Multi-key grouping and aggregate

${query[[ from p = tags.page group by p.tags[1], p.tags[2] select { first = key[1], second = key[2], count = count(p.name) } ]]}

Group filtering with `having` and aggregates

Only groups with more than two items and at least one tag set: ${query[[ from p = tags.page group by p.tags[1] having count(p.name) > 2 and key select { tag = key, total = count(p.name) } ]]}

Per-aggregate filtering with `filter(where ...)`

Individual aggregate expressions can include a filter(where <condition>) clause to restrict which rows contribute to that specific aggregate.

Unlike where (which filters rows before grouping) and having (which filters entire groups after aggregation), filter(where ...) applies per-aggregate, per-row within each group. Multiple aggregates in the same select can each have different filters.

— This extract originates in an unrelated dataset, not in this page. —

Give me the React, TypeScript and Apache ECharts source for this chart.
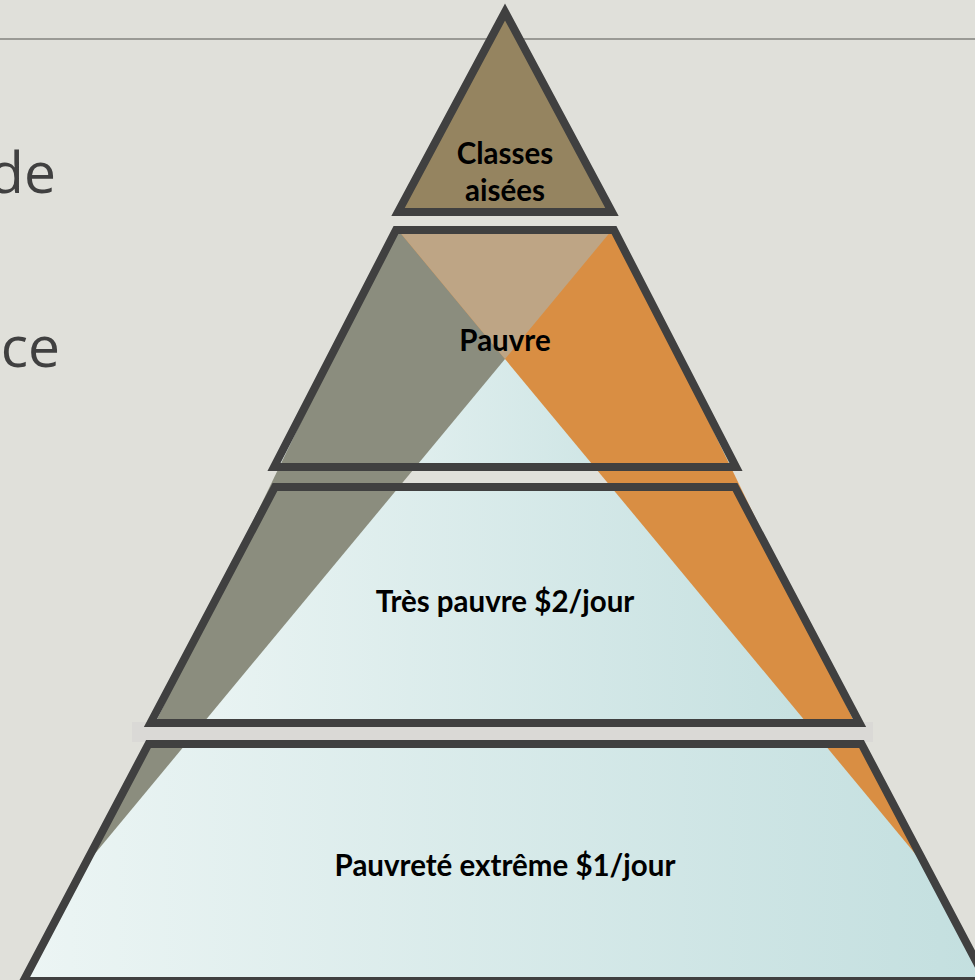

${query [[ from p = index.tag 'page' group by p.tags[1] select { tag = key, total = count(p.name), big = count(p.name) filter(where p.size > 10), big_sz = sum(p.size) filter(where p.size > 10) } order by tag ]]}

The filter clause works with all aggregate functions: count, sum, min, max, avg, array_agg, and custom aggregates. When no rows match the filter condition, aggregates return their empty-group value: 0 for count, nil for sum, min, max, and avg, and an empty table {} for array_agg.

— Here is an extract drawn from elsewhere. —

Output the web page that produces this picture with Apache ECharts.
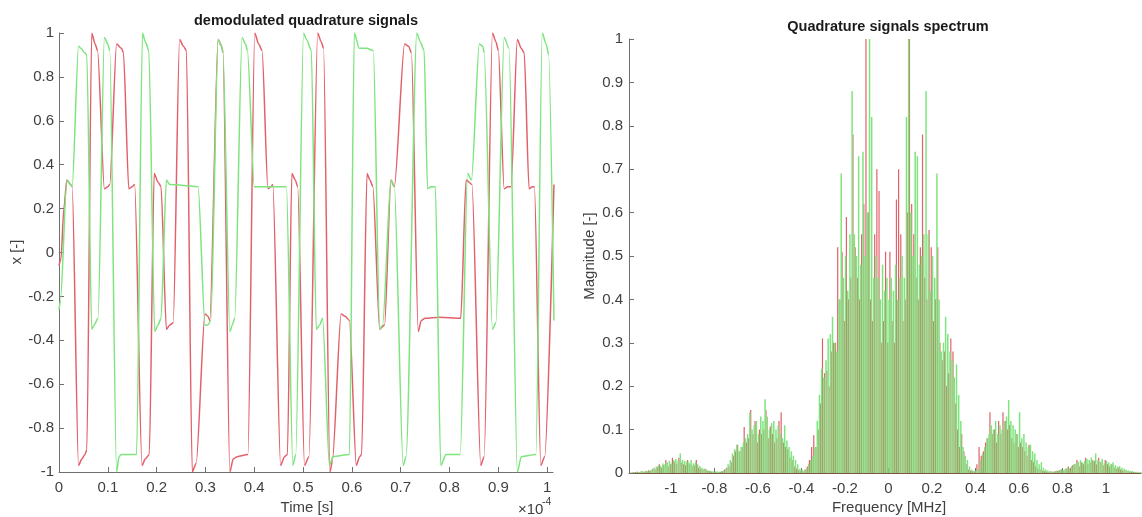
<!DOCTYPE html>
<html><head><meta charset="utf-8">
<script src="https://cdn.jsdelivr.net/npm/echarts@6/dist/echarts.min.js"></script>
<style>html,body{margin:0;padding:0;background:#fff}#c{width:1142px;height:517px}</style>
</head><body><div id="c"></div>
<script>
// ---------- Left chart: demodulated quadrature signals (time in units of 1e-4 s) ----------
const timeTicks = [0,0.1,0.2,0.3,0.4,0.5,0.6,0.7,0.8,0.9,1];
const ampTicks = [-1,-0.8,-0.6,-0.4,-0.2,0,0.2,0.4,0.6,0.8,1];

const redSignal = [
 [0.000,-0.06],[0.004,-0.03],[0.010,0.20],[0.016,0.33],[0.024,0.31],[0.027,0.30],
 [0.040,-0.97],[0.047,-0.94],[0.053,-0.92],[0.057,-0.90],
 [0.067,1.00],[0.074,0.95],[0.079,0.92],
 [0.093,0.29],[0.100,0.30],[0.104,0.31],
 [0.118,0.95],[0.128,0.93],[0.132,0.91],
 [0.143,0.29],[0.150,0.30],[0.155,0.31],
 [0.170,-0.97],[0.177,-0.94],[0.185,-0.92],
 [0.195,0.36],[0.203,0.32],[0.209,0.30],
 [0.220,-0.35],[0.227,-0.33],[0.234,-0.32],
 [0.247,0.97],[0.255,0.94],[0.261,0.92],
 [0.273,-1.00],[0.281,-0.96],
 [0.299,-0.28],[0.305,-0.29],[0.309,-0.31],
 [0.326,0.97],[0.333,0.94],[0.336,0.91],
 [0.350,-1.00],[0.357,-0.94],[0.365,-0.93],[0.387,-0.92],
 [0.401,1.00],[0.409,0.95],[0.416,0.92],
 [0.428,0.29],[0.434,0.30],[0.438,0.31],
 [0.454,-0.97],[0.462,-0.93],[0.468,-0.92],
 [0.477,0.36],[0.484,0.33],[0.489,0.30],
 [0.503,-0.97],[0.512,-0.93],
 [0.530,1.00],[0.537,0.96],[0.542,0.93],
 [0.555,-1.00],[0.560,-0.95],
 [0.578,-0.28],[0.586,-0.29],[0.595,-0.31],
 [0.609,-0.97],[0.616,-0.93],[0.620,-0.92],
 [0.631,0.36],[0.637,0.33],[0.643,0.30],
 [0.657,-0.35],[0.667,-0.33],
 [0.680,0.33],[0.687,0.30],
 [0.708,0.95],[0.716,0.94],[0.722,0.91],
 [0.736,-0.36],[0.742,-0.31],[0.750,-0.30],[0.780,-0.295],[0.823,-0.30],
 [0.834,0.33],[0.846,0.31],
 [0.864,-0.97],[0.871,-0.93],
 [0.888,1.00],[0.895,0.96],[0.900,0.92],
 [0.912,0.29],[0.919,0.30],[0.926,0.30],
 [0.939,0.97],[0.947,0.93],[0.953,0.91],
 [0.963,0.29],[0.970,0.30],[0.974,0.30],
 [0.987,-0.97],[0.995,-0.93],
 [1.014,0.31]
];

const greenSignal = [
 [0.000,-0.26],[0.003,-0.22],[0.016,0.33],[0.024,0.31],[0.027,0.30],
 [0.040,0.94],[0.045,0.93],[0.053,0.91],[0.057,0.90],
 [0.067,-0.35],[0.072,-0.33],[0.080,-0.30],
 [0.093,0.98],[0.100,0.95],[0.104,0.92],
 [0.118,-1.00],[0.123,-0.93],[0.128,-0.92],[0.159,-0.92],
 [0.171,1.00],[0.177,0.96],[0.184,0.92],
 [0.196,-0.36],[0.203,-0.33],[0.209,-0.30],
 [0.220,0.33],[0.227,0.31],[0.285,0.30],
 [0.299,-0.33],[0.305,-0.33],[0.311,-0.31],
 [0.326,0.97],[0.333,0.94],[0.336,0.91],
 [0.350,-0.36],[0.355,-0.33],[0.360,-0.30],
 [0.375,0.98],[0.382,0.95],[0.386,0.92],
 [0.400,0.30],[0.466,0.30],
 [0.479,-0.97],[0.485,-0.92],
 [0.501,1.00],[0.507,0.97],[0.517,0.92],
 [0.527,-0.35],[0.534,-0.33],[0.540,-0.30],
 [0.554,-0.97],[0.561,-0.93],[0.595,-0.92],
 [0.605,1.00],[0.615,0.93],[0.630,0.93],[0.644,0.92],
 [0.657,-0.35],[0.663,-0.33],
 [0.680,0.33],[0.687,0.30],
 [0.705,-0.97],[0.711,-0.93],
 [0.733,1.00],[0.740,0.96],[0.748,0.92],
 [0.755,0.29],[0.762,0.30],[0.771,0.30],
 [0.782,-0.97],[0.793,-0.92],[0.822,-0.92],
 [0.837,0.36],[0.845,0.33],
 [0.861,0.95],[0.868,0.94],[0.871,0.91],
 [0.888,-0.35],[0.895,-0.32],
 [0.912,0.98],[0.922,0.93],
 [0.939,-1.00],[0.947,-0.93],[0.977,-0.92],
 [0.990,1.00],[0.998,0.95],[1.003,0.90],
 [1.014,-0.31]
];

// ---------- Right chart: spectrum (bins from -1.18 MHz, step 0.01 MHz) ----------
const freqTicks = [-1,-0.8,-0.6,-0.4,-0.2,0,0.2,0.4,0.6,0.8,1];
const magTicks = [0,0.1,0.2,0.3,0.4,0.5,0.6,0.7,0.8,0.9,1];
const firstBinMHz = -1.18;
const binStepMHz = 0.01;

const greenMag = [
 0.002,0.002,0.003,0.002,0.004,0.003,0.005,0.004,0.006,0.008,
 0.012,0.015,0.018,0.016,0.022,0.020,0.025,0.028,0.022,0.030,
 0.032,0.028,0.045,0.030,0.028,0.026,0.024,0.030,0.022,0.025,
 0.020,0.016,0.012,0.010,0.008,0.006,0.005,0.004,0.003,0.004,
 0.003,0.004,0.006,0.010,0.020,0.030,0.045,0.055,0.065,0.050,
 0.060,0.070,0.080,0.090,0.140,0.100,0.110,0.120,0.090,0.130,
 0.120,0.170,0.130,0.100,0.115,0.120,0.100,0.110,0.090,0.080,
 0.110,0.075,0.060,0.050,0.040,0.030,0.020,0.010,0.008,0.006,
 0.010,0.020,0.030,0.040,0.060,0.120,0.180,0.240,0.220,0.260,
 0.310,0.320,0.360,0.300,0.280,0.400,0.690,0.450,0.500,0.420,
 0.550,0.880,0.550,0.500,0.730,0.480,0.740,0.500,0.600,1.000,
 0.820,0.450,0.500,0.450,0.400,0.480,0.420,0.450,0.400,0.450,
 0.420,0.480,0.400,0.450,0.500,0.450,0.820,1.000,0.600,0.500,
 0.740,0.730,0.480,0.500,0.550,0.880,0.550,0.420,0.500,0.450,
 0.690,0.400,0.280,0.300,0.360,0.320,0.280,0.260,0.220,0.250,
 0.180,0.120,0.060,0.040,0.030,0.015,0.008,0.005,0.006,0.010,
 0.030,0.045,0.060,0.080,0.090,0.110,0.100,0.120,0.090,0.110,
 0.100,0.120,0.130,0.168,0.120,0.110,0.100,0.090,0.140,0.080,
 0.090,0.070,0.060,0.065,0.050,0.045,0.030,0.020,0.025,0.012,
 0.008,0.006,0.004,0.003,0.004,0.005,0.006,0.008,0.006,0.010,
 0.012,0.010,0.016,0.020,0.022,0.026,0.030,0.024,0.028,0.032,
 0.030,0.036,0.028,0.045,0.030,0.026,0.032,0.022,0.028,0.024,
 0.020,0.025,0.018,0.015,0.016,0.012,0.010,0.008,0.006,0.005,
 0.004,0.003,0.003,0.002,0.002
];

const redMag = [
 0.001,0.002,0.002,0.003,0.002,0.004,0.003,0.004,0.006,0.005,
 0.010,0.008,0.014,0.020,0.012,0.018,0.030,0.015,0.020,0.035,
 0.025,0.020,0.035,0.024,0.020,0.018,0.030,0.020,0.015,0.018,
 0.030,0.012,0.010,0.008,0.010,0.005,0.004,0.003,0.002,0.003,
 0.002,0.003,0.004,0.008,0.012,0.015,0.025,0.040,0.050,0.065,
 0.050,0.060,0.106,0.070,0.080,0.145,0.090,0.120,0.070,0.100,
 0.090,0.100,0.145,0.080,0.107,0.090,0.070,0.080,0.120,0.140,
 0.070,0.060,0.055,0.035,0.030,0.015,0.010,0.006,0.005,0.004,
 0.008,0.015,0.030,0.060,0.087,0.060,0.100,0.160,0.310,0.230,
 0.235,0.200,0.280,0.300,0.300,0.520,0.400,0.510,0.350,0.590,
 0.400,0.450,0.780,0.520,0.450,0.400,0.550,0.620,1.000,0.600,
 0.400,0.350,0.550,0.700,0.650,0.300,0.350,0.510,0.300,0.510,
 0.350,0.300,0.630,0.700,0.550,0.350,0.400,0.600,1.000,0.620,
 0.550,0.450,0.400,0.520,0.780,0.450,0.400,0.560,0.520,0.350,
 0.400,0.520,0.300,0.260,0.280,0.200,0.230,0.310,0.280,0.160,
 0.100,0.060,0.090,0.050,0.020,0.008,0.005,0.004,0.003,0.020,
 0.060,0.040,0.050,0.070,0.080,0.140,0.090,0.100,0.070,0.120,
 0.090,0.140,0.120,0.100,0.110,0.080,0.070,0.090,0.060,0.070,
 0.060,0.050,0.040,0.065,0.030,0.025,0.015,0.010,0.008,0.006,
 0.004,0.003,0.002,0.004,0.003,0.004,0.005,0.006,0.008,0.006,
 0.010,0.015,0.012,0.018,0.020,0.030,0.015,0.025,0.020,0.035,
 0.020,0.025,0.030,0.028,0.020,0.035,0.025,0.018,0.030,0.020,
 0.015,0.020,0.012,0.010,0.012,0.008,0.006,0.005,0.004,0.003,
 0.003,0.002,0.002,0.001,0.001
];

// ---------- build ----------
const freqMHz = greenMag.map((_, i) => +(firstBinMHz + i * binStepMHz).toFixed(3));
const redPairs = redMag.map((v, i) => [freqMHz[i], v]);
const greenPairs = greenMag.map((v, i) => [freqMHz[i], v]);

const FONT = "'Liberation Sans', Arial, sans-serif";
const AXIS_COLOR = '#707070';
const LABEL_COLOR = '#404040';
const RED = '#e2606a';
const GREEN = '#7ee47e';
const fmt1 = v => { const r = Math.round(v * 10) / 10; return Math.abs(r - v) < 1e-6 ? String(r) : ''; };

const axisCommon = (ticks, margin) => ({
  axisLine: { show: true, onZero: false, lineStyle: { color: AXIS_COLOR, width: 1 } },
  axisTick: { show: true, inside: true, length: 5, customValues: ticks, lineStyle: { color: AXIS_COLOR } },
  axisLabel: { customValues: ticks, formatter: fmt1, fontSize: 15, fontFamily: FONT, color: LABEL_COLOR, margin: margin },
  splitLine: { show: false }
});

const chart = echarts.init(document.getElementById('c'), null, { renderer: 'canvas' });
chart.setOption({
  backgroundColor: '#ffffff',
  animation: false,
  grid: [
    { left: 59, top: 33, width: 494, height: 439 },
    { left: 629, top: 39, width: 512, height: 434 }
  ],
  xAxis: [
    Object.assign({ gridIndex: 0, type: 'value', min: 0, max: 1.012 }, axisCommon(timeTicks, 8)),
    Object.assign({ gridIndex: 1, type: 'value', min: -1.193, max: 1.161 }, axisCommon(freqTicks, 8),
      { axisLine: { show: true, onZero: false, lineStyle: { color: '#7a5448', width: 1 } } })
  ],
  yAxis: [
    Object.assign({ gridIndex: 0, type: 'value', min: -1, max: 1, interval: 0.2 }, axisCommon(ampTicks, 5)),
    Object.assign({ gridIndex: 1, type: 'value', min: 0, max: 1, interval: 0.1 }, axisCommon(magTicks, 6))
  ],
  series: [
    { type: 'line', xAxisIndex: 0, yAxisIndex: 0, data: redSignal, showSymbol: false, symbol: 'none',
      smooth: 0.25, smoothMonotone: 'x', lineStyle: { color: RED, width: 1.5 }, clip: true },
    { type: 'line', xAxisIndex: 0, yAxisIndex: 0, data: greenSignal, showSymbol: false, symbol: 'none',
      smooth: 0.25, smoothMonotone: 'x', lineStyle: { color: GREEN, width: 1.5 }, clip: true },
    { type: 'bar', xAxisIndex: 1, yAxisIndex: 1, data: redPairs, barWidth: 1.2, barGap: '0%',
      itemStyle: { color: RED } },
    { type: 'bar', xAxisIndex: 1, yAxisIndex: 1, data: greenPairs, barWidth: 1.5, barGap: '0%',
      itemStyle: { color: GREEN } }
  ],
  graphic: [
    { type: 'text', x: 306, y: 21, style: { text: 'demodulated quadrature signals', fontSize: 14.5, fontWeight: 'bold', fontFamily: FONT, fill: '#1a1a1a', textAlign: 'center', textVerticalAlign: 'middle', verticalAlign: 'middle' } },
    { type: 'text', x: 888, y: 27, style: { text: 'Quadrature signals spectrum', fontSize: 14.5, fontWeight: 'bold', fontFamily: FONT, fill: '#1a1a1a', textAlign: 'center', textVerticalAlign: 'middle', verticalAlign: 'middle' } },
    { type: 'text', x: 307, y: 508, style: { text: 'Time [s]', fontSize: 15, fontFamily: FONT, fill: LABEL_COLOR, textAlign: 'center', textVerticalAlign: 'middle', verticalAlign: 'middle' } },
    { type: 'text', x: 889, y: 508, style: { text: 'Frequency [MHz]', fontSize: 15, fontFamily: FONT, fill: LABEL_COLOR, textAlign: 'center', textVerticalAlign: 'middle', verticalAlign: 'middle' } },
    { type: 'text', x: 17, y: 252, rotation: Math.PI / 2, style: { text: 'x [-]', fontSize: 15, fontFamily: FONT, fill: LABEL_COLOR, textAlign: 'center', textVerticalAlign: 'middle', verticalAlign: 'middle' } },
    { type: 'text', x: 590, y: 256, rotation: Math.PI / 2, style: { text: 'Magnitude [-]', fontSize: 15, fontFamily: FONT, fill: LABEL_COLOR, textAlign: 'center', textVerticalAlign: 'middle', verticalAlign: 'middle' } },
    { type: 'text', x: 518, y: 510, style: { text: '×10', fontSize: 15, fontFamily: FONT, fill: LABEL_COLOR, textAlign: 'left', textVerticalAlign: 'middle', verticalAlign: 'middle' } },
    { type: 'text', x: 542, y: 502, style: { text: '-4', fontSize: 10.5, fontFamily: FONT, fill: LABEL_COLOR, textAlign: 'left', textVerticalAlign: 'middle', verticalAlign: 'middle' } }
  ]
});
</script>
</body></html>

Intra-aggregate `order by`

Aggregate functions can include an order by clause inside the function call to control the order in which values are processed.

For commutative aggregates like sum, count, min, max, and avg, the intra-aggregate order by has no effect on the result because the value is the same regardless of iteration order. It is only meaningful for order-dependent aggregates like array_agg.

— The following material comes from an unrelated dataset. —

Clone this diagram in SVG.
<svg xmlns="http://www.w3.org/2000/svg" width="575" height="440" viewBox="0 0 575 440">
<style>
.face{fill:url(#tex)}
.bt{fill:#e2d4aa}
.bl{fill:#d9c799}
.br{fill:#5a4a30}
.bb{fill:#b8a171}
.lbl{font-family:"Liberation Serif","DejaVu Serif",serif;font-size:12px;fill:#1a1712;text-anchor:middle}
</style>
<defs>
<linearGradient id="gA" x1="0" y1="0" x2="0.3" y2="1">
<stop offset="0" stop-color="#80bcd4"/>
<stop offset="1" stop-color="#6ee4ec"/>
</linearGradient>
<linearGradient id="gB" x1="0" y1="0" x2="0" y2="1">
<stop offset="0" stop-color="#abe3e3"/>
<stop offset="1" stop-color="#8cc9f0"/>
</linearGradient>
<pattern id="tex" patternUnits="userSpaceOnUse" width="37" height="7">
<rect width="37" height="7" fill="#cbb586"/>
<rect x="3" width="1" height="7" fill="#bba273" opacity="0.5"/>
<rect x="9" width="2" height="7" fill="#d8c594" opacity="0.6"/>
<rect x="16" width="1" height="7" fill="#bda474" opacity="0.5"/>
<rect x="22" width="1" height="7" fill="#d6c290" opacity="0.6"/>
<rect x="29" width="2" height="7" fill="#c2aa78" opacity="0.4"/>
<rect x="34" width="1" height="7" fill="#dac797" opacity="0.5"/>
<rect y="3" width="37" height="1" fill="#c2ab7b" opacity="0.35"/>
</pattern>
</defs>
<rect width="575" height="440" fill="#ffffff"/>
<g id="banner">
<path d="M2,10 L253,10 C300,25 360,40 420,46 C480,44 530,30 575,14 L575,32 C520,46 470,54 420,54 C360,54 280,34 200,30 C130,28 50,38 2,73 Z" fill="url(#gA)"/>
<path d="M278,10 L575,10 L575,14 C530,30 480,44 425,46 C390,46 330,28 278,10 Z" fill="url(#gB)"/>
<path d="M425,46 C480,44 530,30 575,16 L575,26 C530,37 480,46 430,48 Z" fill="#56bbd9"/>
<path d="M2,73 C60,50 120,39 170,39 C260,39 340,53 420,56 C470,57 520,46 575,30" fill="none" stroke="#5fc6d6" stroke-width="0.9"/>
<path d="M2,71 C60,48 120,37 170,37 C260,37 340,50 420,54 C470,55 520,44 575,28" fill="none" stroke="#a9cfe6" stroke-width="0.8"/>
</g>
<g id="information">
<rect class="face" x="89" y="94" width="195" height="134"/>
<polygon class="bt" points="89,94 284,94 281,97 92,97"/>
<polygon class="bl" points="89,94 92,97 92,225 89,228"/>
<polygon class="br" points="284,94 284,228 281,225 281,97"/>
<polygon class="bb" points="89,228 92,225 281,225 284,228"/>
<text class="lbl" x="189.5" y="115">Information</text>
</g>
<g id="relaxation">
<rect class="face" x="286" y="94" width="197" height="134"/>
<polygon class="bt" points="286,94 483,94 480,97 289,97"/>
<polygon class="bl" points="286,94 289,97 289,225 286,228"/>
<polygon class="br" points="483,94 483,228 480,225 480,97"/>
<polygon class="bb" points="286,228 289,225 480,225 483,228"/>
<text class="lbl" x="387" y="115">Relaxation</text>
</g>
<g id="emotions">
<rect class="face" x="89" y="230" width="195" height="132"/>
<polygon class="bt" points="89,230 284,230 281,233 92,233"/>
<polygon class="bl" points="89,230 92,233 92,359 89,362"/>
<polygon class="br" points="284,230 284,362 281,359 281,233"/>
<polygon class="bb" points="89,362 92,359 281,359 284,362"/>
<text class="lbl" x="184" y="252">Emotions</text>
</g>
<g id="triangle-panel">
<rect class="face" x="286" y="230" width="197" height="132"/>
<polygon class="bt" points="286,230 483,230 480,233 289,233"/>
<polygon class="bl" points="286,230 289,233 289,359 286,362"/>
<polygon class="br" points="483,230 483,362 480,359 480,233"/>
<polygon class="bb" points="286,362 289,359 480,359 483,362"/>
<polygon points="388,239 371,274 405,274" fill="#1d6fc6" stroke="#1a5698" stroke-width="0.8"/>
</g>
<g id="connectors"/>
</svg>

Ordered-set aggregates such as quantile, percentile_cont, and percentile_disc require an intra-aggregate order by clause to produce correct results, as they depend on the iteration order of input values. Without order by, results are undefined.

Basic example

Collect page names sorted alphabetically within each group:

${query [[ from p = index.tag 'page' group by p.tags[1] select { tag = key, names_asc = array_agg(p.name order by p.name asc), names_desc = array_agg(p.name order by p.name desc) } order by tag limit 5 ]]}

Combined with `filter(where ...)`

The order by and filter clauses can be used together. The filter is applied first (excluding rows), then the remaining rows are sorted before iteration:

${query [[ from p = index.tag 'page' group by p.tags[1] select { tag = key, big_by_size = array_agg(p.name order by p.size desc) filter(where p.size > 5) } order by tag limit 5 ]]}

Null handling

The nulls first and nulls last modifiers work inside intra-aggregate order by the same way they do in the query-level order by:

query [
  from
    p = data
  group
    by p.category
  select {
    cat = key,
    items = array_agg(p.name
      order by
        p.priority asc nulls last
    )
  }
](
  from
    p = data
  group
    by p.category
  select {
    cat = key,
    items = array_agg(p.name
      order by
        p.priority asc nulls last
    )
  }
)

Field access after grouping

Non-aggregated field references, such as name in select, refer to the first item in the group, matching common SQL and MySQL semantics.

${query [[ from p = tags.page group by p.tags[1] select { tag = key, first_page = p.name, n = count(p.name) } ]]}

Custom aggregators

Custom aggregator functions may be defined by the user using Library/Std/APIs/Aggregate|dedicated API.